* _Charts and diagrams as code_
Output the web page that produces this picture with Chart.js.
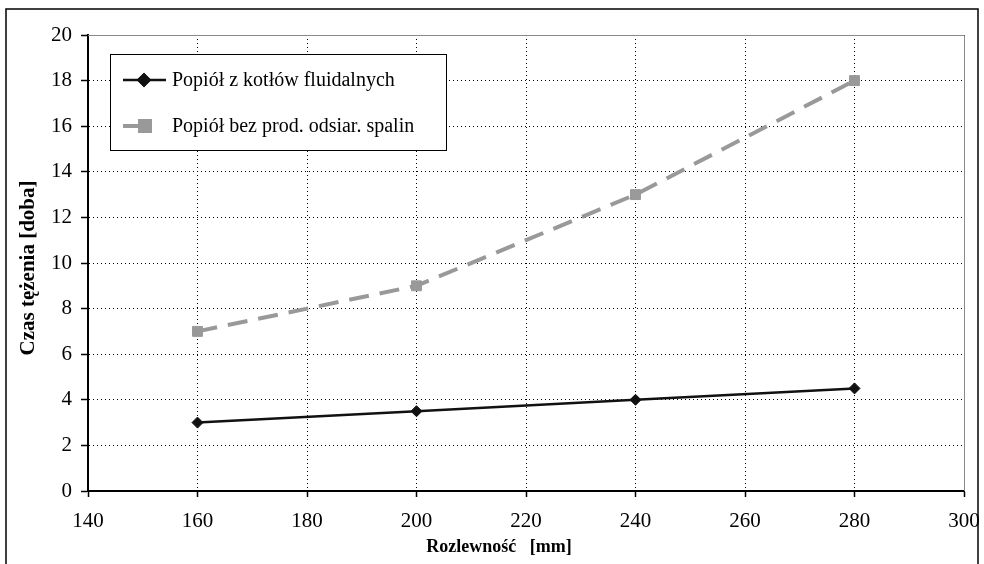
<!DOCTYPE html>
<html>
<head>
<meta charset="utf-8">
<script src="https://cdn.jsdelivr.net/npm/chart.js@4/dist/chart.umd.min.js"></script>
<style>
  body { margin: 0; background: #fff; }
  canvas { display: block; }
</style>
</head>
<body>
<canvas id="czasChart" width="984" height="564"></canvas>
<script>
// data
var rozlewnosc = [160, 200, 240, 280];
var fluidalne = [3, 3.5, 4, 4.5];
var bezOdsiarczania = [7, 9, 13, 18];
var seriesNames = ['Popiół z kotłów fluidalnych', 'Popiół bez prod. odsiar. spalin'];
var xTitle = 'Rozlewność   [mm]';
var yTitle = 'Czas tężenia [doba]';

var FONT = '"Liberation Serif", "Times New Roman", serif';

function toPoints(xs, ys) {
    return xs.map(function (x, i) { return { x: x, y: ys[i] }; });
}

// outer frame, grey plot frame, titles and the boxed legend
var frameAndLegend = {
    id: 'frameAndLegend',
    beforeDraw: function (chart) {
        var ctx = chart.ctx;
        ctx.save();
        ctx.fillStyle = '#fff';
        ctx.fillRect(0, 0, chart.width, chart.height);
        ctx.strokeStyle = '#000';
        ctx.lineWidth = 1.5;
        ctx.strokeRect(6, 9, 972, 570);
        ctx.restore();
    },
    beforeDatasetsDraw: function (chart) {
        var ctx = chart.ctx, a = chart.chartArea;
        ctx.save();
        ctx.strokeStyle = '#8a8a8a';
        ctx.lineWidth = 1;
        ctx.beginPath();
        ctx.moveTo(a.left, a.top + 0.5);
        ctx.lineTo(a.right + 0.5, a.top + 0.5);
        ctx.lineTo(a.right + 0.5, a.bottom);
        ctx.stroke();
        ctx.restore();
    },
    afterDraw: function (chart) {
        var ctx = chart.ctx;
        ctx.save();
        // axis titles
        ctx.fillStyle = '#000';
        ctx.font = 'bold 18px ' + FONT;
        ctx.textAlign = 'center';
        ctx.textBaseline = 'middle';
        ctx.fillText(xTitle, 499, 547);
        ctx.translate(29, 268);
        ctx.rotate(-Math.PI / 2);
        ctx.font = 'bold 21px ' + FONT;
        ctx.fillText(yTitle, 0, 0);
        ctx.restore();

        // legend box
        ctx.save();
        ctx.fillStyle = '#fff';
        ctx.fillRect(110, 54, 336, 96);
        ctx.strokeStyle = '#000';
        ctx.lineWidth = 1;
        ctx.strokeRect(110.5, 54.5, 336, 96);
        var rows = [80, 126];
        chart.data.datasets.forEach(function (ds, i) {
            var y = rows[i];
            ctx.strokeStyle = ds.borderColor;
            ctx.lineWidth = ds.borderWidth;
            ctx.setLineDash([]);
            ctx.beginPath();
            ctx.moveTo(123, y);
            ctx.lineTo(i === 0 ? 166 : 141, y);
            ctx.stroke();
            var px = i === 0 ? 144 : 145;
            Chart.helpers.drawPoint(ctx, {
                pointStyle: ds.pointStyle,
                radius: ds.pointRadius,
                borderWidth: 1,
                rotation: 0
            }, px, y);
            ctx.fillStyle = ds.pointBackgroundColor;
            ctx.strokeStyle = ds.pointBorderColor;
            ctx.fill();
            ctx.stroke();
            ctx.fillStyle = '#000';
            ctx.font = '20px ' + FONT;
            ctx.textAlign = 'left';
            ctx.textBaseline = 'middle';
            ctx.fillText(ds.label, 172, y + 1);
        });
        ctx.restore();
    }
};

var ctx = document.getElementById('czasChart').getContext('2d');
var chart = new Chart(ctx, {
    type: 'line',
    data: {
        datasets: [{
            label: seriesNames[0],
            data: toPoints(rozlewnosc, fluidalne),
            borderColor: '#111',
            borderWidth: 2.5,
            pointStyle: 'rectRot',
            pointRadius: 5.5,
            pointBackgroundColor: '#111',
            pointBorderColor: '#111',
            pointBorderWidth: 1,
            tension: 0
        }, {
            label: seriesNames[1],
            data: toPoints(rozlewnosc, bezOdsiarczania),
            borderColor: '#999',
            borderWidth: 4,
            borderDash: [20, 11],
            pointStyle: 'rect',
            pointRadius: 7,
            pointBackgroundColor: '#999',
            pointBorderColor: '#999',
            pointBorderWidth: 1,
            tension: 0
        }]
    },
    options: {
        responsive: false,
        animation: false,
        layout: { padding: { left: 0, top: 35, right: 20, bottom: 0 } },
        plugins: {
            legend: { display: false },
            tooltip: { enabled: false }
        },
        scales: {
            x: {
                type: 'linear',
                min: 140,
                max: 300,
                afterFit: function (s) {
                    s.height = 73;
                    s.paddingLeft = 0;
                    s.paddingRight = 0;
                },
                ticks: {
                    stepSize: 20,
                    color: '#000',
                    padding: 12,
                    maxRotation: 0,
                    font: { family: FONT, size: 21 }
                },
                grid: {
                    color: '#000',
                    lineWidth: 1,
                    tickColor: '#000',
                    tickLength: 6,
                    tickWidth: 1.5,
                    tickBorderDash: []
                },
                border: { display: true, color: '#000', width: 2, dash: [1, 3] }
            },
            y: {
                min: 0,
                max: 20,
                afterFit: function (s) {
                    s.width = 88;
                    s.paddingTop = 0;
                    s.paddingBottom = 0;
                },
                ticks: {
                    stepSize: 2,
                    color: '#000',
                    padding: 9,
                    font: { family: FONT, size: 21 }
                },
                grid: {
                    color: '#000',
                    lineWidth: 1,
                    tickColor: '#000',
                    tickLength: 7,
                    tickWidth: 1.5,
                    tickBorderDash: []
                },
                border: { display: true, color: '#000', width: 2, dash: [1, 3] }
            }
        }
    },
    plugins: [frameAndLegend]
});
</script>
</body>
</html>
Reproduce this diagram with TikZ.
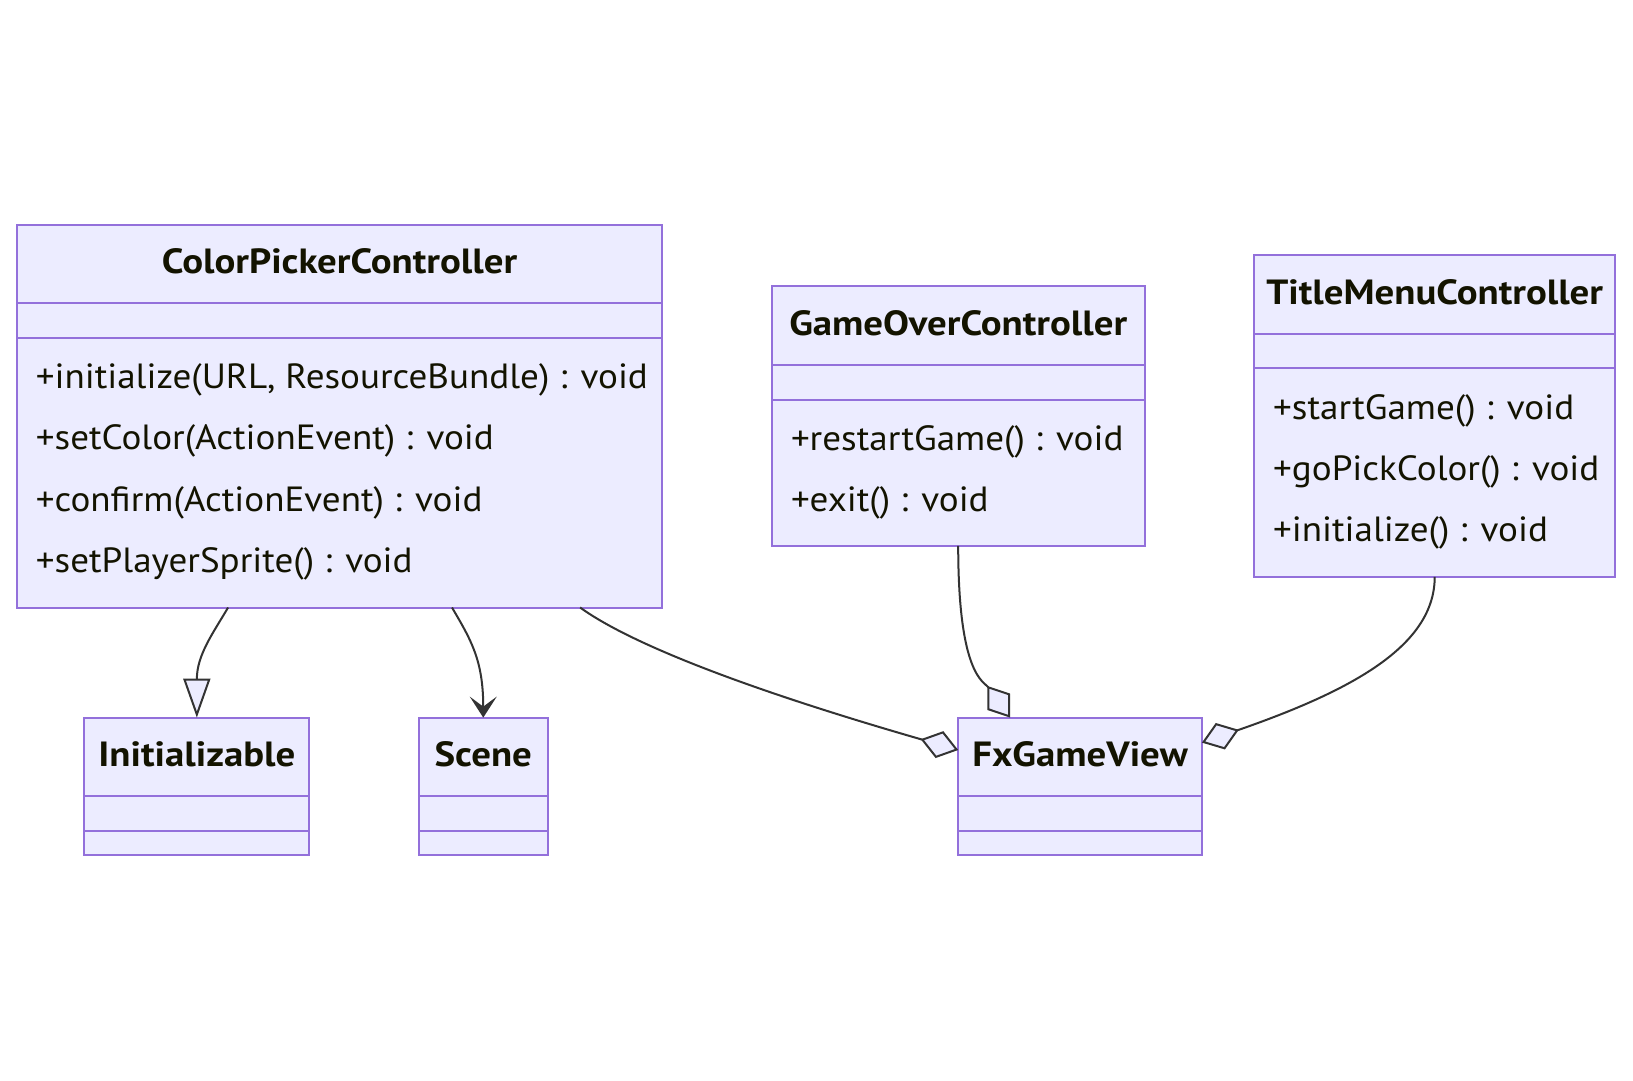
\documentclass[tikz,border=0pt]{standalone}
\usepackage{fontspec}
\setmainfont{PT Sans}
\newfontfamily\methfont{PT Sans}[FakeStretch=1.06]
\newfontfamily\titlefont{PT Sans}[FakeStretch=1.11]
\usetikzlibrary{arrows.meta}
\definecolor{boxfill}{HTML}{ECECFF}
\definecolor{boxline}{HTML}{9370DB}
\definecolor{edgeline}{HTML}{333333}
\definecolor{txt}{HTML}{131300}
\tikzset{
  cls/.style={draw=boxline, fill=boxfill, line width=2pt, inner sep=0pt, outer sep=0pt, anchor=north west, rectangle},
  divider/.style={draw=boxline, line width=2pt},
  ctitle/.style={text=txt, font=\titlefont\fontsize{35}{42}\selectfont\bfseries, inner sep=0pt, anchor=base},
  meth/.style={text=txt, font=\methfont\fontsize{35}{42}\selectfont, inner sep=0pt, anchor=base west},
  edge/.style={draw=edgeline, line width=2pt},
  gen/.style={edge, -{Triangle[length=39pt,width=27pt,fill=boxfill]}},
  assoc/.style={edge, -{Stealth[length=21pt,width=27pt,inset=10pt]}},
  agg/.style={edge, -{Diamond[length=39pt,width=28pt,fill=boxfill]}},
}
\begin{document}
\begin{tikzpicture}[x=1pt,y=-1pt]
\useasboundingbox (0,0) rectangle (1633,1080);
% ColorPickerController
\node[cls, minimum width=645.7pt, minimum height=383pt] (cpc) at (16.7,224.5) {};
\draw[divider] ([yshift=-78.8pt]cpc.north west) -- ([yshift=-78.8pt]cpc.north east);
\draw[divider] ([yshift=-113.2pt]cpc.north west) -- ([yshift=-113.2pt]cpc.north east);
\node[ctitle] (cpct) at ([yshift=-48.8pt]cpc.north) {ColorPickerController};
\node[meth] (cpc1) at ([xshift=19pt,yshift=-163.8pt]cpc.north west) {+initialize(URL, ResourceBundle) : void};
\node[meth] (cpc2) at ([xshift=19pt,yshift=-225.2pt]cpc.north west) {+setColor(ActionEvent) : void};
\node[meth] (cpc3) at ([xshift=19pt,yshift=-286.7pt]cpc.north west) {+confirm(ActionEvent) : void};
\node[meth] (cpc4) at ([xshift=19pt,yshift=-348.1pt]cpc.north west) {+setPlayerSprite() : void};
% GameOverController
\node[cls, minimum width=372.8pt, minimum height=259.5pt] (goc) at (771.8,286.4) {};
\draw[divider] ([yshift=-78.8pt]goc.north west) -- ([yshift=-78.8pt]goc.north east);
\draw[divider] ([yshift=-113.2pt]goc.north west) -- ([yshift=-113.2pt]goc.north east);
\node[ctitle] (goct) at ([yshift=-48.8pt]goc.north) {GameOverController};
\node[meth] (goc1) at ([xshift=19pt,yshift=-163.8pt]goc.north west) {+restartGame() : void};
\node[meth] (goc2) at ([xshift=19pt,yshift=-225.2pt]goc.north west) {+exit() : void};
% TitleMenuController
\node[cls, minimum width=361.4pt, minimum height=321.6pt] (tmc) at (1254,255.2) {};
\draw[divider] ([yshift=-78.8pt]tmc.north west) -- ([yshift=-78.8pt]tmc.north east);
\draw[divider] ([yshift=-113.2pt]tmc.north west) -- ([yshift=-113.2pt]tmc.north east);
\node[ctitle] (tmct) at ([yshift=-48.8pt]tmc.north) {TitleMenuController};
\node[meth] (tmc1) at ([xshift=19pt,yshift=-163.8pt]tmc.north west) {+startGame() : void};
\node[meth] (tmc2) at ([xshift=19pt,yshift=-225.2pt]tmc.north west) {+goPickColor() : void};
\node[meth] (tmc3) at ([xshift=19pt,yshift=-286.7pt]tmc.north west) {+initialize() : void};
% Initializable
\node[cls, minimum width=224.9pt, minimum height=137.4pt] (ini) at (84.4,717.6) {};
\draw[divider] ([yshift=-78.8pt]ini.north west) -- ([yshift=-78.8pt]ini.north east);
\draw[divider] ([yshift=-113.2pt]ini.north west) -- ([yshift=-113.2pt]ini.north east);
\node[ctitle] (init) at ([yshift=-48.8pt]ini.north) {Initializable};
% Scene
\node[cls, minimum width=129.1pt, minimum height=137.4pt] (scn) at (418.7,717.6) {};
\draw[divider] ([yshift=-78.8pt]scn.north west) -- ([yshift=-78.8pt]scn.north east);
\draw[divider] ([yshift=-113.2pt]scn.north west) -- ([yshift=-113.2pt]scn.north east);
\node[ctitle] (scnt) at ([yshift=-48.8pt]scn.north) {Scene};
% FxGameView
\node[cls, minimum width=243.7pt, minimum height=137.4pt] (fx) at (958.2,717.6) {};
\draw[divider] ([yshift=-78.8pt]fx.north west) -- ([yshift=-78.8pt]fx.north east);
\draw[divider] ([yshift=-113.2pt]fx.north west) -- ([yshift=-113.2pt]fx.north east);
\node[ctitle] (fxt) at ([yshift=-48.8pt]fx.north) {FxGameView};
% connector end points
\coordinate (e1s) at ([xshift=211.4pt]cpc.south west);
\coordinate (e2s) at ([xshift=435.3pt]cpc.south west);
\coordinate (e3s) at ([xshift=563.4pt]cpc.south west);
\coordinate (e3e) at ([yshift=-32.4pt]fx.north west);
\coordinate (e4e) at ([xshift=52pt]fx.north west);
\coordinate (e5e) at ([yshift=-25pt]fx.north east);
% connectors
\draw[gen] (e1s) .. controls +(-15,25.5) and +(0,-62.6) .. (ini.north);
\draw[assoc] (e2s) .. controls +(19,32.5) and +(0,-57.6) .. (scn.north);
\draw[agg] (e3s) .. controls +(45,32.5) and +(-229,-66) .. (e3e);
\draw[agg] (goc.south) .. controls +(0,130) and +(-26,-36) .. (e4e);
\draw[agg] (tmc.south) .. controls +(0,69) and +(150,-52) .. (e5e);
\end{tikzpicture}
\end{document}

* _Requirements_
Write down every line of the data above that includes the string "this".

* _Result_
Output the web page that produces this picture with Chart.js.
Reproduce this diagram with TikZ.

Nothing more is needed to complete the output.